At the request of the Inter-American Development Bank (BID), Weinstok Abogados' Partner Pamela Sittenfeld is responsible for leading the implementation of the National Commission for the Defense of Competition (PROCOMPETENCIA) in said country, and recently traveled to Dominican Republic to perform and evaluation in connection with this process, which she has considered positive and well advanced.

Sittenfeld – an attorney with a Masters Degree in Markets Regulation – sees in competition agencies the right instrument to regulate markets that are opening both internally and externally vis-à-vis their own countries and their region, with consumers as the main beneficiaries of this process.

Based on Sittenfeld's extensive experience in this field, who served for five years as the head of the Commission for the Promotion of Competition (among other positions) in Costa Rica, Sittenfeld considers that countries should adjust to a new regulatory system, as Dominican Republican is presently doing.

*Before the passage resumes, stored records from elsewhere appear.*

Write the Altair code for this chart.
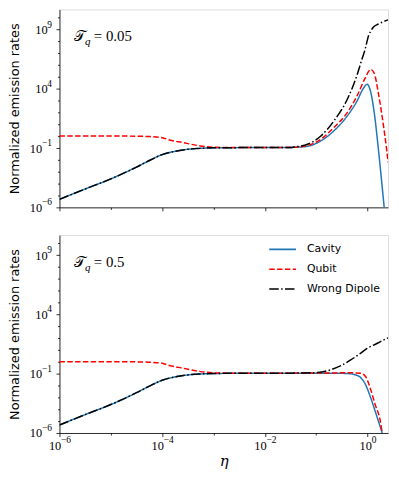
import altair as alt
import pandas as pd

SERIES = ["Cavity", "Qubit", "Wrong Dipole"]
COLORS = ["#1f77b4", "#ff0000", "#000000"]

# log10(eta), log10(rate)
# ---- panel T_q = 0.05
cav_a_x = [-6, -5.5, -5, -4.5, -4.25, -4, -3.75, -3.5, -3.25, -3, -2.5, -2, -1.55, -1.35, -1.17, -0.91, -0.66, -0.4, -0.21, -0.08, -0.01, 0.05, 0.13, 0.21, 0.275, 0.33]
cav_a_y = [-5.33, -4.45, -3.6, -2.6, -2.05, -1.55, -1.27, -1.1, -1.02, -0.98, -0.96, -0.95, -0.95, -0.92, -0.85, -0.39, 0.44, 1.69, 2.94, 4.05, 4.38, 3.91, 1.97, -1.08, -3.87, -6.3]
qub_a_x = [-6, -5, -4.5, -4.24, -4.0, -3.86, -3.6, -3.28, -2.96, -2.5, -2, -1.55, -1.35, -1.17, -0.91, -0.66, -0.4, -0.21, -0.05, 0.06, 0.13, 0.21, 0.31, 0.37, 0.4]
qub_a_y = [0.02, 0.02, 0.0, -0.03, -0.12, -0.31, -0.53, -0.8, -0.93, -0.96, -0.96, -0.95, -0.9, -0.78, -0.25, 0.72, 1.97, 3.36, 4.88, 5.63, 5.3, 3.63, 0.86, -1.08, -2.2]
dip_a_x = [-6, -5.5, -5, -4.5, -4.25, -4, -3.75, -3.5, -3.25, -3, -2.5, -2, -1.55, -1.35, -1.17, -0.91, -0.66, -0.4, -0.21, -0.11, -0.05, 0.02, 0.06, 0.11, 0.2, 0.3, 0.4]
dip_a_y = [-5.33, -4.45, -3.6, -2.6, -2.05, -1.55, -1.27, -1.1, -1.02, -0.98, -0.96, -0.95, -0.95, -0.86, -0.68, 0.02, 1.27, 3.08, 5.1, 6.5, 7.3, 8.5, 8.85, 9.2, 9.45, 9.65, 9.82]

# ---- panel T_q = 0.5
cav_b_x = [-6, -5.5, -5, -4.5, -4.25, -4, -3.75, -3.5, -3.25, -3, -2.5, -2, -1.5, -1, -0.6, -0.4, -0.24, -0.14, -0.04, 0.05, 0.147, 0.24, 0.28, 0.31]
cav_b_y = [-5.33, -4.45, -3.6, -2.6, -2.05, -1.55, -1.27, -1.1, -1.02, -0.98, -0.96, -0.95, -0.95, -0.95, -0.96, -0.98, -1.09, -1.31, -1.92, -2.9, -4.15, -5.4, -5.95, -6.5]
qub_b_x = [-6, -5, -4.5, -4.24, -4.0, -3.86, -3.6, -3.28, -2.96, -2.5, -2, -1.5, -1, -0.6, -0.4, -0.14, -0.04, 0.05, 0.147, 0.24, 0.29, 0.32]
qub_b_y = [0.02, 0.02, 0.0, -0.03, -0.12, -0.31, -0.53, -0.8, -0.93, -0.96, -0.96, -0.95, -0.94, -0.93, -0.92, -0.95, -1.23, -2.2, -3.59, -4.84, -6.1, -6.6]
dip_b_x = [-6, -5.5, -5, -4.5, -4.25, -4, -3.75, -3.5, -3.25, -3, -2.5, -2, -1.5, -1.36, -0.975, -0.72, -0.53, -0.33, -0.14, -0.01, 0.18, 0.37, 0.4]
dip_b_y = [-5.33, -4.45, -3.6, -2.6, -2.05, -1.55, -1.27, -1.1, -1.02, -0.98, -0.96, -0.95, -0.95, -0.94, -0.9, -0.67, -0.34, 0.16, 0.72, 1.13, 1.55, 1.97, 2.03]

PANEL_LABELS = ["0.05", "0.5"]

X_MAJOR = [-6, -4, -2, 0]
Y_MAJOR = [-6, -1, 4, 9]


def exp_text(e):
    return str(e).replace("-", "\u2212")


def major_test(majors):
    return " || ".join(f"round(log(datum.value)/LN10)=={e}" for e in majors)


NEG_TEST = "round(log(datum.value)/LN10) < 0"


def frame(pairs):
    rows = []
    for name, xs, ys in pairs:
        for a, b in zip(xs, ys):
            rows.append({"series": name, "x": 10 ** a, "y": 10 ** b})
    return pd.DataFrame(rows)


df_a = frame([("Cavity", cav_a_x, cav_a_y), ("Qubit", qub_a_x, qub_a_y), ("Wrong Dipole", dip_a_x, dip_a_y)])
df_b = frame([("Cavity", cav_b_x, cav_b_y), ("Qubit", qub_b_x, qub_b_y), ("Wrong Dipole", dip_b_x, dip_b_y)])
yexp_df = pd.DataFrame({"v": [10.0 ** e for e in Y_MAJOR], "t": [exp_text(e) for e in Y_MAJOR]})
xexp_df = pd.DataFrame({"v": [10.0 ** e for e in X_MAJOR], "t": [exp_text(e) for e in X_MAJOR],
                        "neg": [e < 0 for e in X_MAJOR]})

XDOM = [1e-6, 2.5]
YDOM = [1e-6, 10 ** 10.7]
W, H = 332, 200
TICKFONT = "Liberation Serif"
BASE_FS = 12.5
EXP_FS = 9.5


def panel(df, tq, bottom):
    sx = alt.Scale(type="log", domain=XDOM)
    sy = alt.Scale(type="log", domain=YDOM)
    xaxis = alt.Axis(
        values=[10.0 ** e for e in range(-6, 1)],
        labelExpr=f"({major_test(X_MAJOR)}) ? '10' : ''",
        labels=bottom,
        labelAlign="right",
        labelOffset={"condition": {"test": NEG_TEST, "value": 1.3}, "value": 3.9},
        tickSize={"condition": {"test": major_test(X_MAJOR), "value": 3.5}, "value": 2},
        tickColor="black", tickWidth=0.8, domainColor="black", domainWidth=0.8,
        grid=False, labelFont=TICKFONT, labelFontSize=BASE_FS, labelColor="black",
        labelPadding=3, labelFlush=False,
        title="\u03b7" if bottom else None,
        titleFont="DejaVu Serif", titleFontStyle="italic", titleFontWeight="normal",
        titleFontSize=15, titleColor="black", titlePadding=2,
    )
    yaxis = alt.Axis(
        values=[10.0 ** e for e in range(-6, 11)],
        labelExpr=f"({major_test(Y_MAJOR)}) ? '10' : ''",
        tickSize={"condition": {"test": major_test(Y_MAJOR), "value": 3.5}, "value": 2},
        tickColor="black", tickWidth=0.8, domainColor="black", domainWidth=0.8,
        grid=False, labelFont=TICKFONT, labelFontSize=BASE_FS, labelColor="black",
        labelPadding={"condition": {"test": NEG_TEST, "value": 14.5}, "value": 9},
        labelFlush=False,
        title="Normalized emission rates", titleFont="DejaVu Sans", titleFontSize=13,
        titleFontWeight="normal", titleColor="black", titlePadding=7.5,
    )
    if bottom:
        leg = alt.Legend(
            orient="none", legendX=211, legendY=0, title=None, symbolType="stroke",
            symbolStrokeWidth=1.6, symbolSize=729, labelFont="DejaVu Sans", labelFontSize=11,
            labelColor="black", labelOffset=10, rowPadding=0, padding=0,
        )
    else:
        leg = None
    lines = alt.Chart(df).mark_line(strokeWidth=1.5, clip=True, interpolate="monotone").encode(
        x=alt.X("x:Q", scale=sx, axis=xaxis),
        y=alt.Y("y:Q", scale=sy, axis=yaxis),
        color=alt.Color("series:N", scale=alt.Scale(domain=SERIES, range=COLORS), legend=leg),
        strokeDash=alt.StrokeDash(
            "series:N",
            scale=alt.Scale(domain=SERIES, range=[[1, 0], [5.5, 2.4], [9.6, 2.4, 1.5, 2.4]]),
            legend=leg,
        ),
    )
    # exponents of the y tick labels
    yexp = alt.Chart(yexp_df).mark_text(
        font=TICKFONT, fontSize=EXP_FS, color="black", align="right", baseline="middle", dy=-5
    ).encode(x=alt.value(-7.5), y=alt.Y("v:Q", scale=sy), text="t:N")

    ann = pd.DataFrame([
        {"x": 10 ** -5.61, "y": 10 ** 8.45, "t": "\U0001D4AF", "k": "T"},
        {"x": 10 ** -5.45, "y": 10 ** 7.95, "t": "q", "k": "q"},
        {"x": 10 ** -5.33, "y": 10 ** 8.45, "t": "= " + tq, "k": "v"},
    ])
    base = alt.Chart(ann)
    t1 = base.transform_filter("datum.k=='T'").mark_text(
        font="DejaVu Serif", fontSize=15, color="black", baseline="middle", align="center"
    ).encode(x=alt.X("x:Q", scale=sx), y=alt.Y("y:Q", scale=sy), text="t:N")
    t2 = base.transform_filter("datum.k=='q'").mark_text(
        font="Liberation Serif", fontSize=11, fontStyle="italic", color="black", baseline="middle", align="center"
    ).encode(x=alt.X("x:Q", scale=sx), y=alt.Y("y:Q", scale=sy), text="t:N")
    t3 = base.transform_filter("datum.k=='v'").mark_text(
        font="Liberation Serif", fontSize=15, color="black", baseline="middle", align="left"
    ).encode(x=alt.X("x:Q", scale=sx), y=alt.Y("y:Q", scale=sy), text="t:N")
    layers = [lines, yexp, t1, t2, t3]
    if bottom:
        xbase = alt.Chart(xexp_df)
        xneg = xbase.transform_filter("datum.neg").mark_text(
            font=TICKFONT, fontSize=EXP_FS, color="black", align="left", baseline="top", dx=1.6
        ).encode(x=alt.X("v:Q", scale=sx), y=alt.value(H + 2.5), text="t:N")
        xpos = xbase.transform_filter("!datum.neg").mark_text(
            font=TICKFONT, fontSize=EXP_FS, color="black", align="left", baseline="top", dx=4.2
        ).encode(x=alt.X("v:Q", scale=sx), y=alt.value(H + 2.5), text="t:N")
        layers += [xneg, xpos]
    return alt.layer(*layers).properties(width=W, height=H)


chart = alt.vconcat(
    panel(df_a, PANEL_LABELS[0], False),
    panel(df_b, PANEL_LABELS[1], True),
    spacing=20,
).resolve_scale(color="independent", strokeDash="independent").resolve_legend(
    color="independent", strokeDash="independent"
).properties(
    padding={"left": 0, "top": -2, "right": 2, "bottom": 2}
).configure_view(stroke="black", strokeWidth=0.8).configure(background="white")

chart.save("out.html", embed_options={"renderer": "svg", "actions": False})
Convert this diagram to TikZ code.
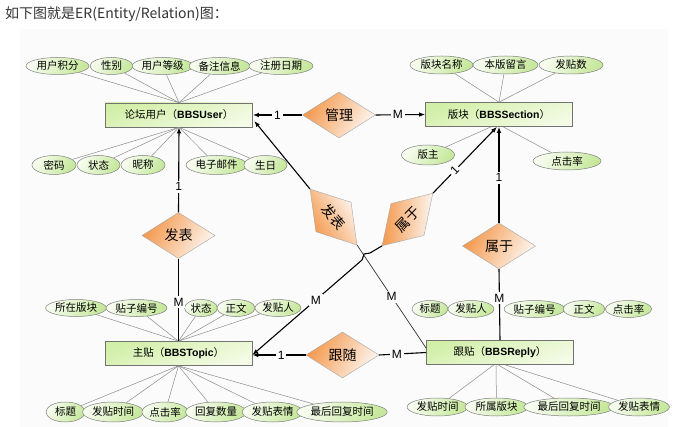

"The country will be the ultimate winner, since competition regulations are an essential requirement for companies to become more competitive; thus I believe that in the end this will represent a benefit for the society as a whole", stated Sittenfeld to newspaper Listín Diario of Santo Domingo, Dominican Republic.

The most important contribution derived from this market regulation model consists in the fact that consumers of goods and services are the ones with full decision-making power, something impossible when it comes to State-regulated markets.